Write out the material exactly, with the pictures left out.

— Start STORED DATA —

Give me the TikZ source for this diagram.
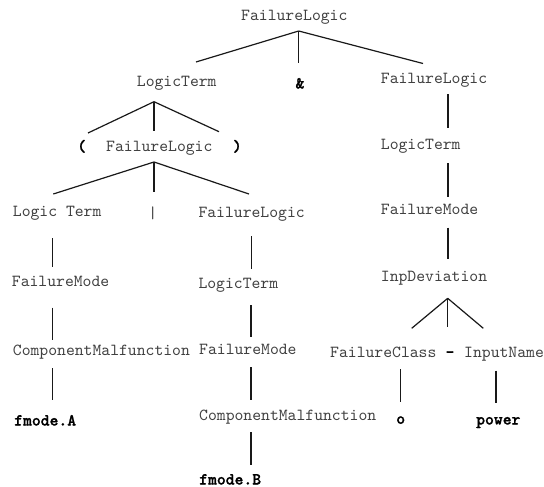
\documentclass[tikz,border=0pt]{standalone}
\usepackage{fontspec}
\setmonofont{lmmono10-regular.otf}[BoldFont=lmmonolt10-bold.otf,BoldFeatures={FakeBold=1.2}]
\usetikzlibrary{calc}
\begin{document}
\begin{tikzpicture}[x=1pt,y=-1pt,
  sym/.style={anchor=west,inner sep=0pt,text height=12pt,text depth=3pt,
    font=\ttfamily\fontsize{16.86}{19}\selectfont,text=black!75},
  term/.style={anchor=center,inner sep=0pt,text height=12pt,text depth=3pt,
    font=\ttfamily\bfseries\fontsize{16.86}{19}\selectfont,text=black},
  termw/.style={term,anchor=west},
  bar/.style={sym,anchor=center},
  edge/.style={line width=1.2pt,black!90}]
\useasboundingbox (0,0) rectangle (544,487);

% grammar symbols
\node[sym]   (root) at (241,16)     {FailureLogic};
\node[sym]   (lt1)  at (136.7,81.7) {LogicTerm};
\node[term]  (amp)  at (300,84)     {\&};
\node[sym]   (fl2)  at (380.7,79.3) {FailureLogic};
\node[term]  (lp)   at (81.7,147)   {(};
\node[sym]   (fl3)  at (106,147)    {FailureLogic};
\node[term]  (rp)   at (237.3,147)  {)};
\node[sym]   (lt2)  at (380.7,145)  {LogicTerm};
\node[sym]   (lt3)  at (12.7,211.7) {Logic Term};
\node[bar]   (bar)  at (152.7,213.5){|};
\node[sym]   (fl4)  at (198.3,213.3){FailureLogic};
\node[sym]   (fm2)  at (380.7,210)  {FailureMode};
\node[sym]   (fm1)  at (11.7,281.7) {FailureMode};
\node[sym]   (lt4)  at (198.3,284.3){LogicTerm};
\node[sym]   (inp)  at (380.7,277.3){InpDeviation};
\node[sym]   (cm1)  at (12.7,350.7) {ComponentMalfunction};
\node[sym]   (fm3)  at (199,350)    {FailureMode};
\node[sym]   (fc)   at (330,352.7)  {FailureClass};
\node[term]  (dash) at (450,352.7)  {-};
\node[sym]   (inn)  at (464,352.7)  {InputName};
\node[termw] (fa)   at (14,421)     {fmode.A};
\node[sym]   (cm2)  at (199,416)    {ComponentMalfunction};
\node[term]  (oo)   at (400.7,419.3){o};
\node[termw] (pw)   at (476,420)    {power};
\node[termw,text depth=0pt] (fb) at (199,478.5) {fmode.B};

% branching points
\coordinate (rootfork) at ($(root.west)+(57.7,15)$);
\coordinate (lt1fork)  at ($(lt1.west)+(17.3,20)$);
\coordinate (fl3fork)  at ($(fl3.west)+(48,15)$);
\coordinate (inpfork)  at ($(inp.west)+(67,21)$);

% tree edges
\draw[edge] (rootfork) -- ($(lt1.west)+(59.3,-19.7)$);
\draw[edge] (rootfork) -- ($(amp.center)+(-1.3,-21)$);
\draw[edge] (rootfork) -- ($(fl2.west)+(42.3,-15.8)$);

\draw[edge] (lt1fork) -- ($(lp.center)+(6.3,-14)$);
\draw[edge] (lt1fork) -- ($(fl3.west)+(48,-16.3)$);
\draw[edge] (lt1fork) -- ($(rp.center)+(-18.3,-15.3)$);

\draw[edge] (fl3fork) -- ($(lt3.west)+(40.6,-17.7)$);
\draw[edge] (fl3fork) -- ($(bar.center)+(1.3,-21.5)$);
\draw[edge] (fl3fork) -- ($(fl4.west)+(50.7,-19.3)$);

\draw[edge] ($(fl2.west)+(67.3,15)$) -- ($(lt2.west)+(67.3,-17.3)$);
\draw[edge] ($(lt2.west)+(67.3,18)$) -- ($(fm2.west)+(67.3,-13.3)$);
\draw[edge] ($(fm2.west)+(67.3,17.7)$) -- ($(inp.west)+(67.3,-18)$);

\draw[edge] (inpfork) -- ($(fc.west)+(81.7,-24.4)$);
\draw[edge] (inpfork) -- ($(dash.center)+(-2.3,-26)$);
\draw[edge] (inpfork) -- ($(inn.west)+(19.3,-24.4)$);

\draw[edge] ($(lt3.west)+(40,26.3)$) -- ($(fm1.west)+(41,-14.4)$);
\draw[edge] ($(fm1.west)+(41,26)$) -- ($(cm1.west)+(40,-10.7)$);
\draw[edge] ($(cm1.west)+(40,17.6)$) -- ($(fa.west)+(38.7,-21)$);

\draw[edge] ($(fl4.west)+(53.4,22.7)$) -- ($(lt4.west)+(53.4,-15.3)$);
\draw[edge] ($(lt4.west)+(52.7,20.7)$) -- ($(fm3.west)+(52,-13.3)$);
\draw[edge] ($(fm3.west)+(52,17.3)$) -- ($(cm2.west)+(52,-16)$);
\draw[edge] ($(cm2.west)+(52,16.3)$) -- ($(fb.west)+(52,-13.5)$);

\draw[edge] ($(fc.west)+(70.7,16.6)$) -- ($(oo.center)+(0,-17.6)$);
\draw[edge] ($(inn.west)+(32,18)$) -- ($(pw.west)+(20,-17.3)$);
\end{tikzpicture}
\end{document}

— End STORED DATA —

ANSWER FOR THIS EXERCISE:
Give me the TikZ source for this diagram.
\documentclass[tikz,border=0pt]{standalone}
\usepackage{fontspec}
\setmonofont{lmmono10-regular.otf}[BoldFont=lmmonolt10-bold.otf,BoldFeatures={FakeBold=1.2}]
\usetikzlibrary{calc}
\begin{document}
\begin{tikzpicture}[x=1pt,y=-1pt,
  sym/.style={anchor=west,inner sep=0pt,text height=12pt,text depth=3pt,
    font=\ttfamily\fontsize{16.86}{19}\selectfont,text=black!75},
  term/.style={anchor=center,inner sep=0pt,text height=12pt,text depth=3pt,
    font=\ttfamily\bfseries\fontsize{16.86}{19}\selectfont,text=black},
  termw/.style={term,anchor=west},
  bar/.style={sym,anchor=center},
  edge/.style={line width=1.2pt,black!90}]
\useasboundingbox (0,0) rectangle (544,487);

% grammar symbols
\node[sym]   (root) at (241,16)     {FailureLogic};
\node[sym]   (lt1)  at (136.7,81.7) {LogicTerm};
\node[term]  (amp)  at (300,84)     {\&};
\node[sym]   (fl2)  at (380.7,79.3) {FailureLogic};
\node[term]  (lp)   at (81.7,147)   {(};
\node[sym]   (fl3)  at (106,147)    {FailureLogic};
\node[term]  (rp)   at (237.3,147)  {)};
\node[sym]   (lt2)  at (380.7,145)  {LogicTerm};
\node[sym]   (lt3)  at (12.7,211.7) {Logic Term};
\node[bar]   (bar)  at (152.7,213.5){|};
\node[sym]   (fl4)  at (198.3,213.3){FailureLogic};
\node[sym]   (fm2)  at (380.7,210)  {FailureMode};
\node[sym]   (fm1)  at (11.7,281.7) {FailureMode};
\node[sym]   (lt4)  at (198.3,284.3){LogicTerm};
\node[sym]   (inp)  at (380.7,277.3){InpDeviation};
\node[sym]   (cm1)  at (12.7,350.7) {ComponentMalfunction};
\node[sym]   (fm3)  at (199,350)    {FailureMode};
\node[sym]   (fc)   at (330,352.7)  {FailureClass};
\node[term]  (dash) at (450,352.7)  {-};
\node[sym]   (inn)  at (464,352.7)  {InputName};
\node[termw] (fa)   at (14,421)     {fmode.A};
\node[sym]   (cm2)  at (199,416)    {ComponentMalfunction};
\node[term]  (oo)   at (400.7,419.3){o};
\node[termw] (pw)   at (476,420)    {power};
\node[termw,text depth=0pt] (fb) at (199,478.5) {fmode.B};

% branching points
\coordinate (rootfork) at ($(root.west)+(57.7,15)$);
\coordinate (lt1fork)  at ($(lt1.west)+(17.3,20)$);
\coordinate (fl3fork)  at ($(fl3.west)+(48,15)$);
\coordinate (inpfork)  at ($(inp.west)+(67,21)$);

% tree edges
\draw[edge] (rootfork) -- ($(lt1.west)+(59.3,-19.7)$);
\draw[edge] (rootfork) -- ($(amp.center)+(-1.3,-21)$);
\draw[edge] (rootfork) -- ($(fl2.west)+(42.3,-15.8)$);

\draw[edge] (lt1fork) -- ($(lp.center)+(6.3,-14)$);
\draw[edge] (lt1fork) -- ($(fl3.west)+(48,-16.3)$);
\draw[edge] (lt1fork) -- ($(rp.center)+(-18.3,-15.3)$);

\draw[edge] (fl3fork) -- ($(lt3.west)+(40.6,-17.7)$);
\draw[edge] (fl3fork) -- ($(bar.center)+(1.3,-21.5)$);
\draw[edge] (fl3fork) -- ($(fl4.west)+(50.7,-19.3)$);

\draw[edge] ($(fl2.west)+(67.3,15)$) -- ($(lt2.west)+(67.3,-17.3)$);
\draw[edge] ($(lt2.west)+(67.3,18)$) -- ($(fm2.west)+(67.3,-13.3)$);
\draw[edge] ($(fm2.west)+(67.3,17.7)$) -- ($(inp.west)+(67.3,-18)$);

\draw[edge] (inpfork) -- ($(fc.west)+(81.7,-24.4)$);
\draw[edge] (inpfork) -- ($(dash.center)+(-2.3,-26)$);
\draw[edge] (inpfork) -- ($(inn.west)+(19.3,-24.4)$);

\draw[edge] ($(lt3.west)+(40,26.3)$) -- ($(fm1.west)+(41,-14.4)$);
\draw[edge] ($(fm1.west)+(41,26)$) -- ($(cm1.west)+(40,-10.7)$);
\draw[edge] ($(cm1.west)+(40,17.6)$) -- ($(fa.west)+(38.7,-21)$);

\draw[edge] ($(fl4.west)+(53.4,22.7)$) -- ($(lt4.west)+(53.4,-15.3)$);
\draw[edge] ($(lt4.west)+(52.7,20.7)$) -- ($(fm3.west)+(52,-13.3)$);
\draw[edge] ($(fm3.west)+(52,17.3)$) -- ($(cm2.west)+(52,-16)$);
\draw[edge] ($(cm2.west)+(52,16.3)$) -- ($(fb.west)+(52,-13.5)$);

\draw[edge] ($(fc.west)+(70.7,16.6)$) -- ($(oo.center)+(0,-17.6)$);
\draw[edge] ($(inn.west)+(32,18)$) -- ($(pw.west)+(20,-17.3)$);
\end{tikzpicture}
\end{document}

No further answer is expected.